If you ask more than one researcher about the climate episode known as the Little Ice Age, you are likely to get more than one answer. It's an odd fact of climate science, but some more recent events are harder to figure out than those in the more distant past.
Scientists have argued over the timing of the Little Ice Age, whether it kicked in around 1300 AD or closer to 1650. They have argued about its extent -- whether it was global or really just a regional cold spell felt around the North Atlantic and hardly worthy of the name. What caused these windy, miserable conditions is another mystery.
But the fog is beginning to lift. New research, using new techniques, published in this week's issue of the journal Science establishes a strong connection in the timing of the advances of glaciers in the Scandinavian Alps and the growth of southern tropical glaciers of the Peruvian Andes.
The work of glacial geologist Joseph Licciardi of the University of New Hampshire and colleagues tells an interesting, complex story. Glaciers of the southern Tropics might have been expected to move in concert with New Zealand's Southern Alps, which reached their greatest extent 6,500 years ago, but that is not the case.
"If we compare records -- New Zealand, Europe, Peru -- we can say that the tropical Andes look like Europe but not New Zealand," said Licciardi. "What's emerging is a more complicated picture of recent glaciations."
The technique they use is called "surface exposure dating." When glaciers advance, they push along boulders and rubble that is left behind in ridges when they retreat. This moraine of rock, newly exposed, for the first time begins absorbing incoming cosmic rays from the atmosphere and forming a radioactive isotope of the element beryllium. The more beryllium-10, the older the moraine. Recent advances in nuclear chemistry allow researchers to detect such small traces of the beryllium that now they are able to precisely date these events right up to the fairly recent past. (The photograph, courtesy of Licciardi, shows moraines from two different advances at the foot of an Andean peak. The Little Ice Age moraine is in the background.)

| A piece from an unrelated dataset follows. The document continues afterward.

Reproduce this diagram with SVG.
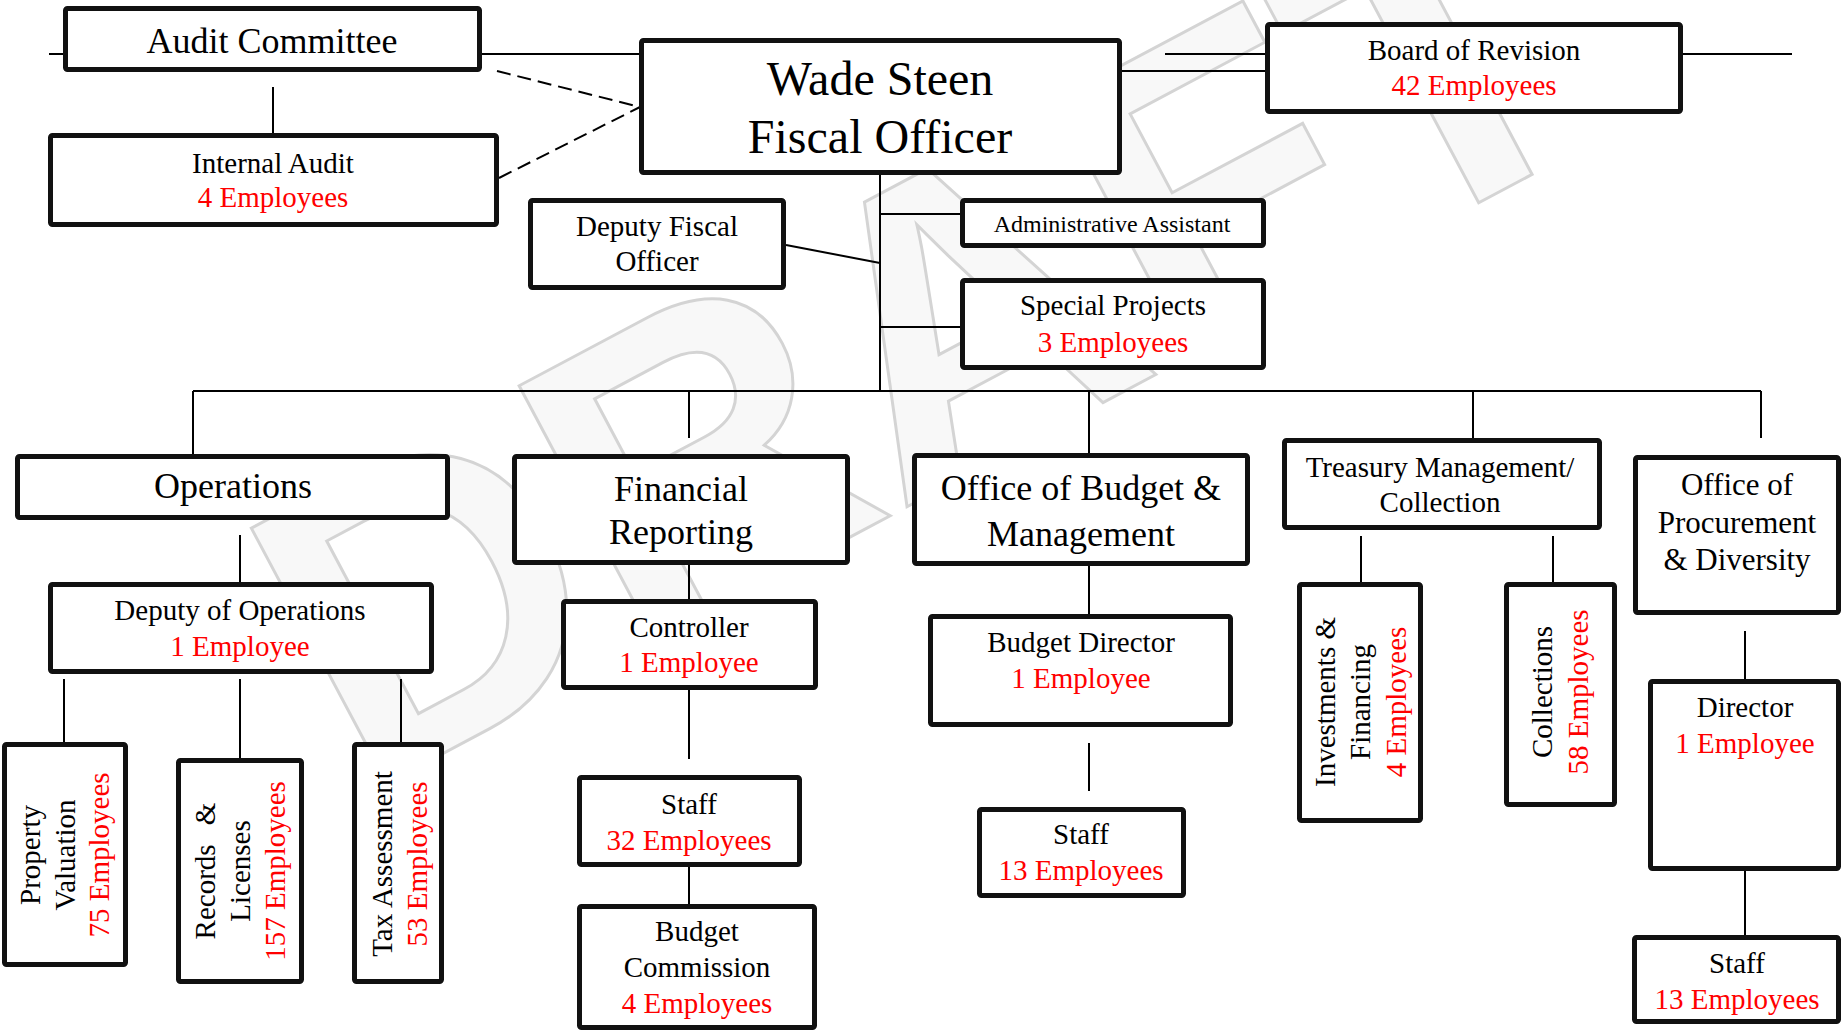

What links the behavior of glaciers in these far flung regions during the past 1000 years? Earlier work by co-author David Lund of the University of Michigan detected a weaker Gulf Stream that delivered less tropical warmth into the North Atlantic during the Little Ice Age. A colder North Atlantic provoked the glacier expansion in Scandinavia, the thinking goes. This more southerly Gulf Stream track pushed the convergence zone of the easterly trade-winds farther south, bringing more snowfall to the Tropical Andes.